I can't seem to find a compelling passage or example in the standard that directly addresses the issue of calling a constexpr member function on a non-constexpr instance, but here are some that may be of help (from draft N4140):
[C++14: 7.1.5/5]:
For a non-template, non-defaulted constexpr function or a non-template, non-defaulted, non-inheriting
constexpr constructor, if no argument values exist such that an invocation of the function or constructor
could be an evaluated subexpression of a core constant expression (5.19), the program is ill-formed; no
diagnostic required.
constexpr int f(bool b)
{ return b ? throw 0 : 0; } // OK
constexpr int f() { return f(true); } // ill-formed, no diagnostic required
From this I take that the program is not outright ill-formed just because a constexpr function has a possible non-constexpr path.
[C++14: 5.19]:
int x; // not constant
struct A {
constexpr A(bool b) : m(b?42:x) { }
int m;
};
constexpr int v = A(true).m; // OK: constructor call initializes
// m with the value 42
constexpr int w = A(false).m; // error: initializer for m is
// x, which is non-constant
This is somewhat closer to your example programs, here a constexpr constructor may reference a non-constexpr variable depending on the value of the argument, but there is no error if this path is not actually taken.
So I don't think either program you presented should be ill-formed, but I cannot offer convincing proof :)
This sounds like a quiz question, and not presented by a student, but the professor testing the public on stackoverflow, but let's see...
Let's start with the One Definition Rule. It's clear neither version violates that, so they both pass that part.
Then, to syntax. Neither have syntax failures, they'll both compile without issue if you don't mind the potential blend of a syntax and semantic issue.

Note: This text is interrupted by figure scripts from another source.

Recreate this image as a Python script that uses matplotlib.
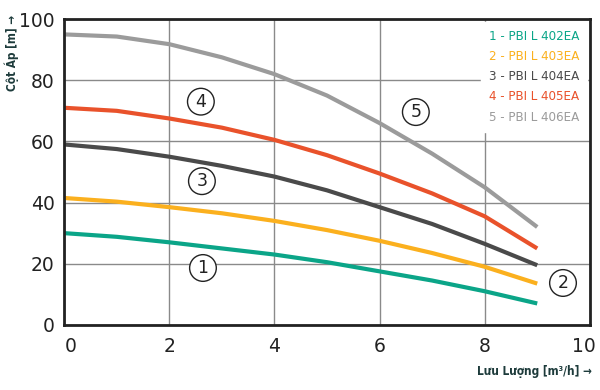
import numpy as np
import matplotlib
matplotlib.use('Agg')
import matplotlib.pyplot as plt
from matplotlib.transforms import ScaledTranslation

flow = [0, 1, 2, 3, 4, 5, 6, 7, 8, 9]
head_402 = [30, 28.8, 27, 25, 23, 20.5, 17.5, 14.5, 11, 7]
head_403 = [41.5, 40.3, 38.5, 36.5, 34, 31, 27.5, 23.5, 19, 13.5]
head_404 = [59, 57.5, 55, 52, 48.5, 44, 38.5, 33, 26.5, 19.5]
head_405 = [71, 70, 67.5, 64.5, 60.5, 55.5, 49.5, 43, 35.5, 25]
head_406 = [95, 94.3, 91.8, 87.5, 82, 75, 66, 56, 45, 32]

names = ['1 - PBI L 402EA', '2 - PBI L 403EA', '3 - PBI L 404EA',
         '4 - PBI L 405EA', '5 - PBI L 406EA']
colors = ['#0ba588', '#fbb01e', '#4a4a4a', '#e9522b', '#9b9b9b']

# circled labels: (text, x, y)
marks = [('1', 2.64, 18.6), ('2', 9.49, 13.7), ('3', 2.62, 47),
         ('4', 2.6, 73), ('5', 6.69, 69.6)]

fig = plt.figure(figsize=(6, 3.9), dpi=100)
ax = fig.add_axes([0.107, 0.167, 0.876, 0.784])

for h, c, n in zip([head_402, head_403, head_404, head_405, head_406], colors, names):
    ax.plot(flow, h, color=c, lw=3, label=n, solid_capstyle='butt')

for t, x, y in marks:
    ax.text(x, y, t, ha='center', va='center', fontsize=12.5, color='#222222',
            bbox=dict(boxstyle='circle,pad=0.25', fc='white', ec='#222222', lw=1))

ax.set_xlim(0, 10)
ax.set_ylim(0, 100)
ax.set_xticks([0, 2, 4, 6, 8, 10])
ax.set_yticks([0, 20, 40, 60, 80, 100])
ax.grid(True, color='#8a8a8a', lw=1)
ax.set_axisbelow(True)
ax.tick_params(axis='x', length=0, labelsize=13.5, labelcolor='#222222', pad=9)
ax.tick_params(axis='y', length=0, labelsize=13.5, labelcolor='#222222', pad=7)
for s in ax.spines.values():
    s.set_linewidth(2)
    s.set_color('#222222')

# nudge first / last x tick labels inward like the original
xl = ax.get_xticklabels()
xl[0].set_transform(xl[0].get_transform() + ScaledTranslation(6 / 100, 0, fig.dpi_scale_trans))
xl[-1].set_transform(xl[-1].get_transform() + ScaledTranslation(-6 / 100, 0, fig.dpi_scale_trans))

ax.set_xlabel('Lưu Lượng [m³/h] →', loc='right', fontsize=8.5, color='#1d3b3b',
              fontstretch='condensed', fontweight='semibold')
ax.xaxis.set_label_coords(1.004, -0.132)
ax.set_ylabel('Cột Áp [m] →', loc='top', fontsize=8.5, color='#1d3b3b',
              fontstretch='condensed', fontweight='semibold')
ax.yaxis.set_label_coords(-0.086, 1.015)

leg = ax.legend(loc='upper right', handlelength=0, handletextpad=0,
                labelcolor='linecolor', frameon=True, framealpha=1,
                edgecolor='white', fancybox=False, borderaxespad=0.2,
                borderpad=0.6,
                prop=dict(size=9.5, stretch='condensed'),
                labelspacing=0.55)
for h in leg.legend_handles:
    h.set_visible(False)

fig.savefig('out.png')
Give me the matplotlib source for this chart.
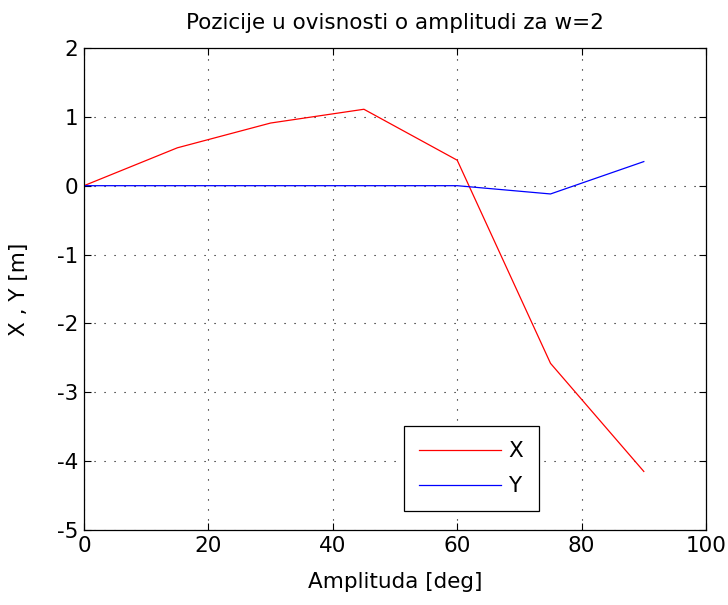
import matplotlib
matplotlib.use('Agg')
import matplotlib.pyplot as plt

# Amplituda [deg]
amplituda = [0, 15, 30, 45, 60, 75, 90]
# Pozicije
x_poz = [0, 0.55, 0.91, 1.11, 0.37, -2.58, -4.15]
y_poz = [0, 0, 0, 0, 0, -0.12, 0.35]

plt.rcParams['font.family'] = ['DejaVu Sans']
plt.rcParams['axes.unicode_minus'] = False

fig = plt.figure(figsize=(7.28, 6.05), dpi=100)
ax = fig.add_axes([0.1154, 0.124, 0.8544, 0.7967])

ax.plot(amplituda, x_poz, color='red', lw=0.9, label='X')
ax.plot(amplituda, y_poz, color='blue', lw=0.9, label='Y')

ax.set_xlim(0, 100)
ax.set_ylim(-5, 2)
ax.set_xticks(range(0, 101, 20))
ax.set_yticks(range(-5, 3))
ax.grid(True, color='black', linestyle=(0, (1, 8)), linewidth=0.8)
ax.tick_params(direction='in', top=True, right=True, length=5, width=0.8,
               labelsize=15.5, pad=4)
for s in ax.spines.values():
    s.set_linewidth(0.9)

ax.set_title('Pozicije u ovisnosti o amplitudi za w=2', fontsize=15.5, pad=14)
ax.set_xlabel('Amplituda [deg]', fontsize=15.5, labelpad=12)
ax.set_ylabel('X , Y [m]', fontsize=15.5, labelpad=20)

leg = ax.legend(loc='lower left', bbox_to_anchor=(0.514, 0.039, 0.217, 0.176),
                mode='expand', fancybox=False, framealpha=1, edgecolor='black',
                handlelength=3.8, handletextpad=0.35, fontsize=15.5,
                labelspacing=0.68, borderpad=0.7, borderaxespad=0)
leg.get_frame().set_linewidth(0.9)

fig.savefig('out.png', dpi=100)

First, the simpler semantic issue. This isn't a syntax problem, but f(), in both versions, is the member of a struct, and the function clearly makes no change to the owning struct, it's returning a constant. Although the function is declared constexpr, it is not declared as const, which means if there were some reason to call this as a runtime function, it would generate an error if that attempt were made on a const S. That affects both versions.
Now, the potentially ambiguous return g(S()); Clearly the outer g is a function call, but S may not be so clear as it would be if written return g(S{}); With {} initializing S, there would be no ambiguity in the future should struct S be expanded with an operator() (the struct nearly resembles a functor already). The constructor invoked is automatically generated now, and there is no operator() to create confusion for the compiler at this version, but modern C++14 is supposed to offer clearer alternatives to avoid the "Most Vexing Parse", which g(S()) resembles.
So, I'd have to say that based on semantic rules, they both fail (not so badly though).